Until then, I didn’t know how I’d feel about it. The joy had started bubbling up when I saw the sun glinting on the bare trees on the wooded hillside outside our exercise room. When the class spontaneously broke into song, I joined them. How great to be 65, to feel like a wise old crone and at the same time an adventurer into new ambitions and new realms.

This joy is not as it has always been for me. If you read my last post and took the quiz, you’ll know that a person’s nervous system is capable of many states. They range from restful to debilitating depression, from vigilant to freaked out. In between, there’s where I think we should be most of the time: present to ourselves, engaged with others and with meaningful activity, bringing inner and outer resources to bear on challenges so that we aren’t overwhelmed by them. I took my own quiz and scored where I suspected I am in my life: happily engaged most of the time but stressed by wanting to do too much in 24 hours.

This isn’t where I’ve always been. I spend my first 45 years in what turned out to be Post Traumatic Stress Disorder symptoms. (Please go to my article in the Rosen Method International Journal for more.) Not that I knew that;  isolation, fear and depression were all just normal and actually pretty well hidden from others most of the time.

Now that I’m offering people a self-assesment quiz, I question whether we have an accurate sense of our own state. Wired and zooming are so ordinary that people think they are relaxed when every muscle in their body is contracted. They think they’re relaxed when they can’t look you in at the eye during a conversation or actually hear what you said. They think they’re relaxed until you ask them when was the last time they got a good night’s sleep and woke up refreshed.

Even I needed feedback from the outside to understand how much I still carry a certain amount of vigilance in my stance. At 65, I’m grateful I’ve survived at all. I know what the world is like for most people; I’m fortunate to miss the worst life can dish out. Every day,  I’m grateful I don’t live somewhere that is getting bombed. I’m grateful I have survived my cancers. I’m aware that I am privileged to escape certain forms of oppression. I don’t take a peaceful American middle-class life for granted.

My internal sense of life is so radically different than it was before I learned how to be embodied that life still amazes me. Any ordinary, mundane thing has the potential to induce a state of joy and wonder. I’m overjoyed at how sunlight turns bare branches into silver etchings. I can scarcely believe that there’s music so beautiful, my  tears are streaming before I even know it. That’s a long way from having no idea what I feel inside and finding the world threatening at every turn.

When I was first coming out of my PTSD trance, I went canoeing one day on the Erie Canal to the Genesee River. It was a bright fall day, and the water was covered with a layer of golden and red leaves. You’d dip your paddle into this mass from the treetops; the air shimmered with light. I took in a breath and landed in a moment that I will never forget, a moment that changed my life forever. In that moment, I knew that I was fully alive and that there was nothing more worthy to do than this. I was doing this. I was in a moment when nothing was missing, nothing was wrong, nothing was on the way to something else. I thought, now I’ve lived. I can die tomorrow and not regret a thing.

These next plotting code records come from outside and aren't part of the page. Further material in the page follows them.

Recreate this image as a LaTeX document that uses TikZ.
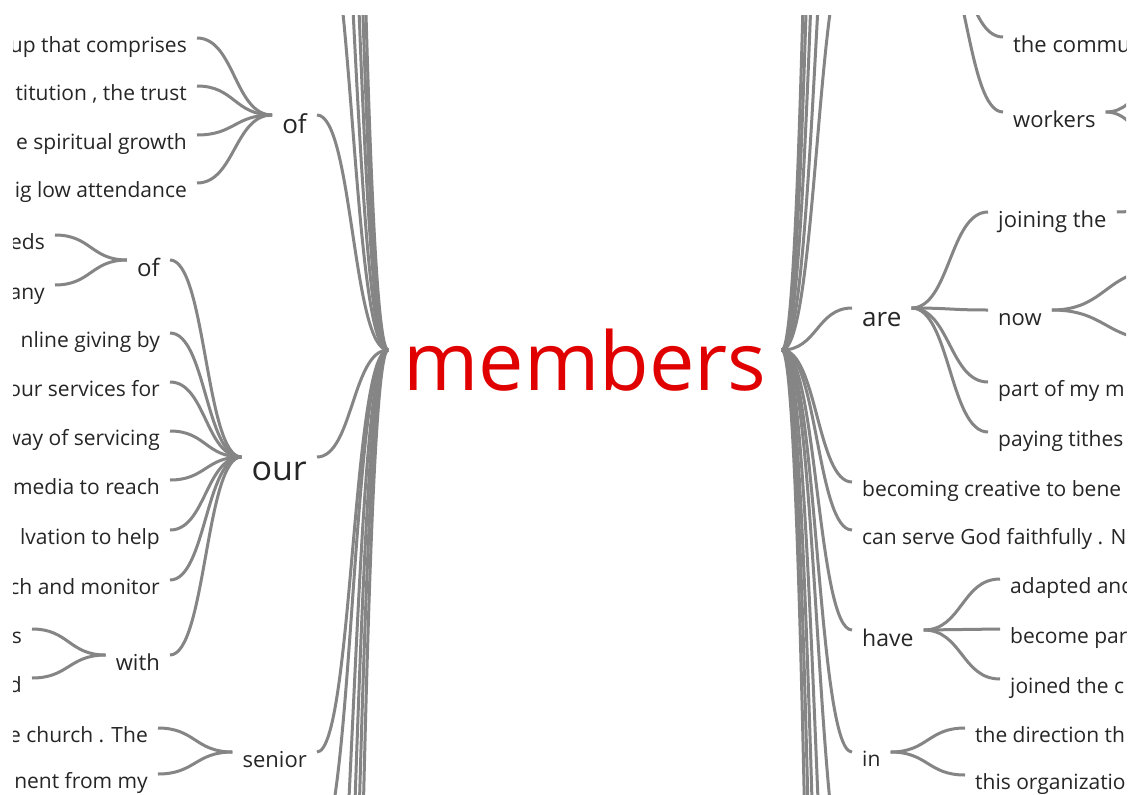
\documentclass[tikz,border=0pt]{standalone}
\usepackage{fontspec}
\setmainfont{Open Sans}
\usetikzlibrary{calc}
\definecolor{TreeLine}{HTML}{858585}
\definecolor{TreeText}{HTML}{262626}
\definecolor{RootRed}{HTML}{E00000}

\begin{document}
\begin{tikzpicture}[
  x=1pt,y=-1pt,
  word/.style={font=\fontsize{#1}{#1}\selectfont,text=TreeText,inner xsep=10pt,inner ysep=0pt,text height=1.4*#1pt,text depth=0pt},
  word/.default=21,
  root/.style={font=\fontsize{81}{81}\selectfont,text=RootRed,anchor=base,inner sep=0pt},
  twig/.style={draw=TreeLine,line width=3pt},
  branch/.style={to path={let \p1=(\tikztostart),\p2=(\tikztotarget) in
    .. controls ({(\x1+\x2)/2},\y1) and ({(\x1+\x2)/2},\y2) .. (\tikztotarget)}}
]
\useasboundingbox (0,0) rectangle (1135,795);
\fill[white] (0,0) rectangle (1135,795);
\begin{scope}
\clip (13,15) rectangle (1126,795);

\node[root] (members) at (585,390) {members};
\coordinate (mL) at (388,350);
\coordinate (mR) at (782,350);

% left side
\node[word=26,anchor=east] (of1) at (317,115) {of};
\node[word,anchor=east] (comprises) at (197,38) {up that comprises};
\node[word,anchor=east] (trust) at (197,86) {titution , the trust};
\node[word,anchor=east] (growth) at (197,135) {e spiritual growth};
\node[word,anchor=east] (attend) at (197,183) {ig low attendance};
\node[word=34,anchor=east] (our) at (317,457) {our};
\node[word=24,anchor=east] (of2) at (170,260) {of};
\node[word,anchor=east] (needs) at (55,235) {eds};
\node[word,anchor=east] (many) at (55,285) {any};
\node[word,anchor=east] (online) at (170,333) {nline giving by};
\node[word,anchor=east] (services) at (170,382) {our services for};
\node[word,anchor=east] (servicing) at (170,431) {way of servicing};
\node[word,anchor=east] (media) at (170,480) {media to reach};
\node[word,anchor=east] (salvation) at (170,530) {lvation to help};
\node[word,anchor=east] (monitor) at (170,580) {ch and monitor};
\node[word=22,anchor=east] (with) at (170,655) {with};
\node[word,anchor=east] (withS) at (32,629) {s};
\node[word,anchor=east] (withD) at (32,678) {d};
\node[word=22,anchor=east] (senior) at (317,752) {senior};
\node[word,anchor=east] (church) at (158,728) {e church . The};
\node[word,anchor=east] (ment) at (158,774) {nent from my};

% right side
\node[word=22,anchor=west] (commu) at (1003,37) {the commu};
\node[word=22,anchor=west] (workers) at (1003,112) {workers};
\node[word=26,anchor=west] (are) at (852,308) {are};
\node[word=22,anchor=west] (joining) at (988,212) {joining the};
\node[word=22,anchor=west] (now) at (988,310) {now};
\node[word,anchor=west] (part) at (988,382) {part of my m};
\node[word,anchor=west] (tithes) at (988,432) {paying tithes};
\node[word,anchor=west] (creative) at (852,482) {becoming creative to bene};
\node[word,anchor=west] (faithful) at (852,530) {can serve God faithfully . N};
\node[word=23,anchor=west] (have) at (852,630) {have};
\node[word,anchor=west] (adapted) at (1000,579) {adapted and};
\node[word,anchor=west] (becomepart) at (1000,629) {become par};
\node[word,anchor=west] (joined) at (1000,679) {joined the c};
\node[word,anchor=west] (in) at (852,752) {in};
\node[word,anchor=west] (direction) at (965,728) {the direction th};
\node[word,anchor=west] (organization) at (965,775) {this organizatio};

% branches leaving the frame
\coordinate (upL1) at (317,-100);
\coordinate (upL2) at (317,-350);
\coordinate (upL3) at (317,-700);
\coordinate (upL4) at (317,-1100);
\coordinate (upL5) at (317,-1600);
\coordinate (downL1) at (317,850);
\coordinate (downL2) at (317,1100);
\coordinate (downL3) at (317,1400);
\coordinate (downL4) at (317,1800);
\coordinate (downL5) at (317,2400);
\coordinate (peopleW) at (852,-60);
\coordinate (peopleE) at (930,-60);
\coordinate (upR1) at (852,-300);
\coordinate (upR2) at (852,-700);
\coordinate (upR3) at (852,-1200);
\coordinate (upR4) at (852,-1800);
\coordinate (downR1) at (852,900);
\coordinate (downR2) at (852,1200);
\coordinate (downR3) at (852,1600);
\coordinate (downR4) at (852,2100);
\coordinate (downR5) at (852,2800);
\coordinate (workersA) at (1180,60);
\coordinate (workersB) at (1180,170);
\coordinate (joiningA) at (1170,205);
\coordinate (nowA) at (1160,270);
\coordinate (nowB) at (1160,340);

% left connectors
\draw[twig] (mL) to[branch] (of1.east);
\draw[twig] (of1.west) to[branch] (comprises.east);
\draw[twig] (of1.west) to[branch] (trust.east);
\draw[twig] (of1.west) to[branch] (growth.east);
\draw[twig] (of1.west) to[branch] (attend.east);
\draw[twig] (mL) to[branch] (our.east);
\draw[twig] (our.west) to[branch] (of2.east);
\draw[twig] (of2.west) to[branch] (needs.east);
\draw[twig] (of2.west) to[branch] (many.east);
\draw[twig] (our.west) to[branch] (online.east);
\draw[twig] (our.west) to[branch] (services.east);
\draw[twig] (our.west) to[branch] (servicing.east);
\draw[twig] (our.west) to[branch] (media.east);
\draw[twig] (our.west) to[branch] (salvation.east);
\draw[twig] (our.west) to[branch] (monitor.east);
\draw[twig] (our.west) to[branch] (with.east);
\draw[twig] (with.west) to[branch] (withS.east);
\draw[twig] (with.west) to[branch] (withD.east);
\draw[twig] (mL) to[branch] (senior.east);
\draw[twig] (senior.west) to[branch] (church.east);
\draw[twig] (senior.west) to[branch] (ment.east);
\draw[twig] (mL) to[branch] (upL1);
\draw[twig] (mL) to[branch] (upL2);
\draw[twig] (mL) to[branch] (upL3);
\draw[twig] (mL) to[branch] (upL4);
\draw[twig] (mL) to[branch] (upL5);
\draw[twig] (mL) to[branch] (downL1);
\draw[twig] (mL) to[branch] (downL2);
\draw[twig] (mL) to[branch] (downL3);
\draw[twig] (mL) to[branch] (downL4);
\draw[twig] (mL) to[branch] (downL5);

% right connectors
\draw[twig] (mR) to[branch] (peopleW);
\draw[twig] (peopleE) to[branch] (commu.west);
\draw[twig] (peopleE) to[branch] (workers.west);
\draw[twig] (workers.east) to[branch] (workersA);
\draw[twig] (workers.east) to[branch] (workersB);
\draw[twig] (mR) to[branch] (are.west);
\draw[twig] (are.east) to[branch] (joining.west);
\draw[twig] (joining.east) to[branch] (joiningA);
\draw[twig] (are.east) to[branch] (now.west);
\draw[twig] (now.east) to[branch] (nowA);
\draw[twig] (now.east) to[branch] (nowB);
\draw[twig] (are.east) to[branch] (part.west);
\draw[twig] (are.east) to[branch] (tithes.west);
\draw[twig] (mR) to[branch] (creative.west);
\draw[twig] (mR) to[branch] (faithful.west);
\draw[twig] (mR) to[branch] (have.west);
\draw[twig] (have.east) to[branch] (adapted.west);
\draw[twig] (have.east) to[branch] (becomepart.west);
\draw[twig] (have.east) to[branch] (joined.west);
\draw[twig] (mR) to[branch] (in.west);
\draw[twig] (in.east) to[branch] (direction.west);
\draw[twig] (in.east) to[branch] (organization.west);
\draw[twig] (mR) to[branch] (upR1);
\draw[twig] (mR) to[branch] (upR2);
\draw[twig] (mR) to[branch] (upR3);
\draw[twig] (mR) to[branch] (upR4);
\draw[twig] (mR) to[branch] (downR1);
\draw[twig] (mR) to[branch] (downR2);
\draw[twig] (mR) to[branch] (downR3);
\draw[twig] (mR) to[branch] (downR4);
\draw[twig] (mR) to[branch] (downR5);
\end{scope}
\end{tikzpicture}
\end{document}
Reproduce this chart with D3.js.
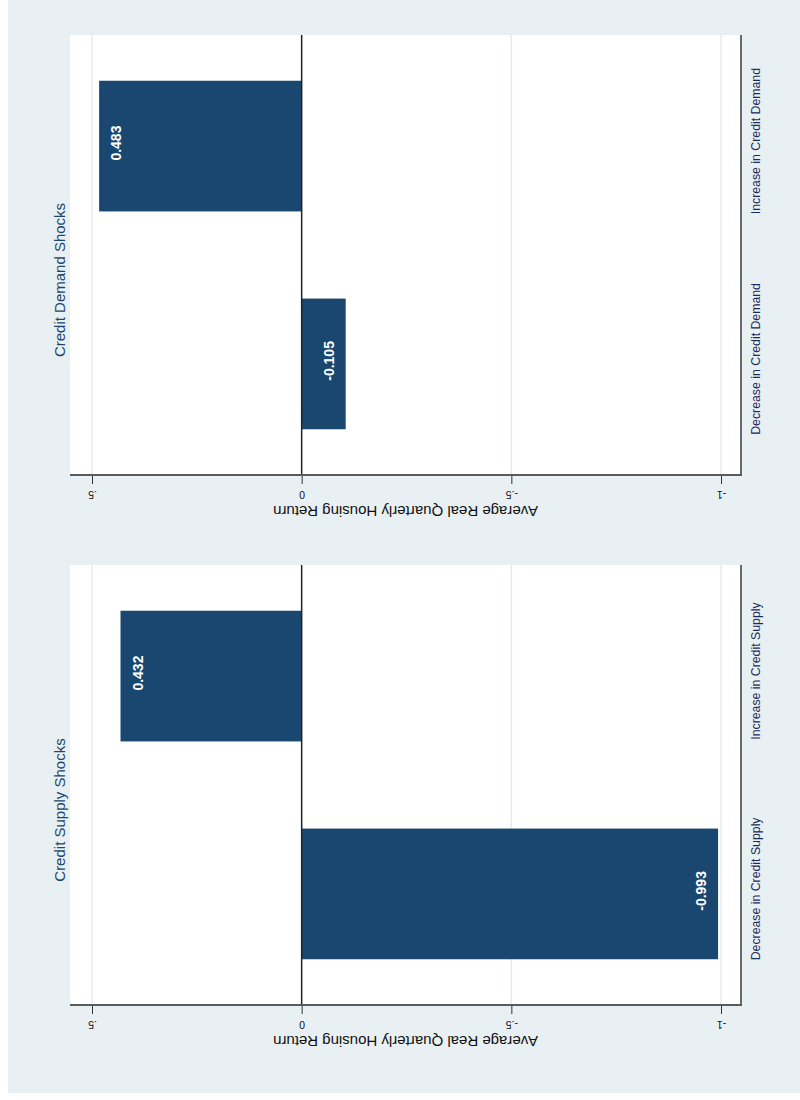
<!DOCTYPE html>
<html>
<head>
<meta charset="utf-8">
<script src="https://cdn.jsdelivr.net/npm/d3@7"></script>
<style>
  html, body { margin: 0; padding: 0; background: #ffffff; }
  svg { display: block; }
  text { font-family: "Liberation Sans", Arial, Helvetica, sans-serif; }
</style>
</head>
<body>
<svg id="chart" width="800" height="1100"></svg>
<script>
// Average real quarterly housing return by type of credit shock
const demandCategories = ["Decrease in Credit Demand", "Increase in Credit Demand"];
const demandValues = [-0.105, 0.483];
const supplyCategories = ["Decrease in Credit Supply", "Increase in Credit Supply"];
const supplyValues = [-0.993, 0.432];
const panelTitles = ["Credit Demand Shocks", "Credit Supply Shocks"];
const tickValues = [0.5, 0, -0.5, -1];
const tickLabels = [".5", "0", "-.5", "-1"];
const axisTitle = "Average Real Quarterly Housing Return";

const BAR = "#1a476f";
const BG = "#e8f0f3";
const GRID = "#e4ecef";

const svg = d3.select("#chart");

// page background band
svg.append("rect").attr("x", 8).attr("y", 0).attr("width", 792).attr("height", 1093).attr("fill", BG);

const panels = [
  { title: panelTitles[0], cats: demandCategories, vals: demandValues, top: 35 },
  { title: panelTitles[1], cats: supplyCategories, vals: supplyValues, top: 565 }
];

const plotLeft = 70, plotRight = 741, plotH = 440;

// value scale runs horizontally: .5 on the left, -1 on the right
const x = d3.scaleLinear().domain([0.5, -1]).range([92, 721]);

panels.forEach(p => {
  const g = svg.append("g");
  const top = p.top, bottom = top + plotH;

  // plot region
  g.append("rect").attr("x", plotLeft).attr("y", top)
    .attr("width", plotRight - plotLeft).attr("height", plotH)
    .attr("fill", "#ffffff");

  // category scale runs vertically; first category sits at the bottom
  const y = d3.scaleBand().domain(p.cats).range([bottom, top])
    .paddingInner(0.4).paddingOuter(0.21);

  // grid lines
  g.selectAll("line.grid").data(tickValues.filter(v => v !== 0)).join("line")
    .attr("class", "grid")
    .attr("x1", d => x(d)).attr("x2", d => x(d))
    .attr("y1", top).attr("y2", bottom)
    .attr("stroke", GRID).attr("stroke-width", 1.5);

  // bars
  const data = p.cats.map((c, i) => ({ cat: c, val: p.vals[i] }));
  g.selectAll("rect.bar").data(data).join("rect")
    .attr("class", "bar")
    .attr("x", d => Math.min(x(d.val), x(0)))
    .attr("width", d => Math.abs(x(d.val) - x(0)))
    .attr("y", d => y(d.cat))
    .attr("height", y.bandwidth())
    .attr("fill", BAR);

  // value labels inside the bar ends
  g.selectAll("text.vlab").data(data).join("text")
    .attr("class", "vlab")
    .attr("transform", d => {
      const xe = x(d.val) + (d.val >= 0 ? 17 : -17);
      return `translate(${xe},${y(d.cat) + y.bandwidth() / 2 - 3}) rotate(-90)`;
    })
    .attr("text-anchor", "middle")
    .attr("dominant-baseline", "central")
    .attr("fill", "#ffffff")
    .attr("font-size", 14)
    .attr("font-weight", "bold")
    .text(d => d.val.toFixed(3));

  // zero line
  g.append("line").attr("x1", x(0)).attr("x2", x(0))
    .attr("y1", top).attr("y2", bottom)
    .attr("stroke", "#222").attr("stroke-width", 1.5);

  // value axis along the bottom
  const axis = g.append("g").attr("transform", `translate(0,${bottom})`)
    .call(d3.axisBottom(x).tickValues(tickValues).tickSize(9).tickPadding(0)
      .tickFormat((d, i) => tickLabels[i]));
  axis.select(".domain").remove();
  axis.selectAll(".tick line").attr("stroke", "#333").attr("stroke-width", 1);
  axis.selectAll(".tick text")
    .attr("y", 0).attr("dy", null)
    .attr("transform", "translate(0,20) rotate(180)")
    .attr("dominant-baseline", "central")
    .attr("font-size", 10.5).attr("fill", "#111");
  g.append("line").attr("x1", plotLeft).attr("x2", plotRight + 1)
    .attr("y1", bottom).attr("y2", bottom)
    .attr("stroke", "#5a5a5a").attr("stroke-width", 1.8);

  // category axis along the right edge
  g.append("line").attr("x1", plotRight).attr("x2", plotRight)
    .attr("y1", top).attr("y2", bottom)
    .attr("stroke", "#5a5a5a").attr("stroke-width", 1.8);
  g.selectAll("text.cat").data(p.cats).join("text")
    .attr("class", "cat")
    .attr("transform", d => `translate(756,${y(d) + y.bandwidth() / 2 - 5}) rotate(-90)`)
    .attr("text-anchor", "middle")
    .attr("dominant-baseline", "central")
    .attr("font-size", 12.3)
    .attr("fill", "#1a2a5a")
    .text(d => d);

  // axis title
  g.append("text")
    .attr("transform", `translate(${(plotLeft + plotRight) / 2},${bottom + 36}) rotate(180)`)
    .attr("text-anchor", "middle")
    .attr("dominant-baseline", "central")
    .attr("font-size", 15)
    .attr("fill", "#111")
    .text(axisTitle);

  // panel title
  g.append("text")
    .attr("transform", `translate(59,${top + 245}) rotate(-90)`)
    .attr("text-anchor", "middle")
    .attr("dominant-baseline", "central")
    .attr("font-size", 15)
    .attr("fill", "#1a476f")
    .text(p.title);
});
</script>
</body>
</html>
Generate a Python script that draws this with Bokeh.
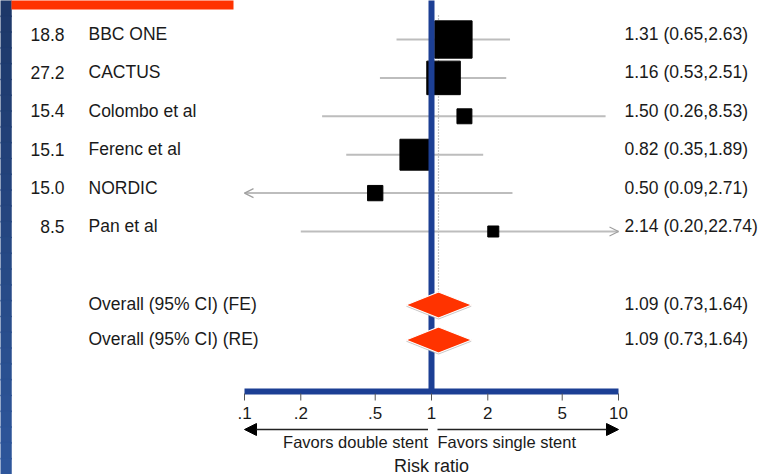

That was over twenty years ago. Everything since then has been icing on the cake. No wonder I feel so rich at 65, can’t regret anything, can’t complain about anything. And the best part is, I feel as if I’m starting  brand new. New blog. New classes. New ambitions: write, speak, get my message out. Life is so interesting that (alas) I’ll never have time to learn all I want to learn and go to all the places I want to see and make all the things I want to make. I’ll certainly never be bored.

All that from landing in my body! I recommend it.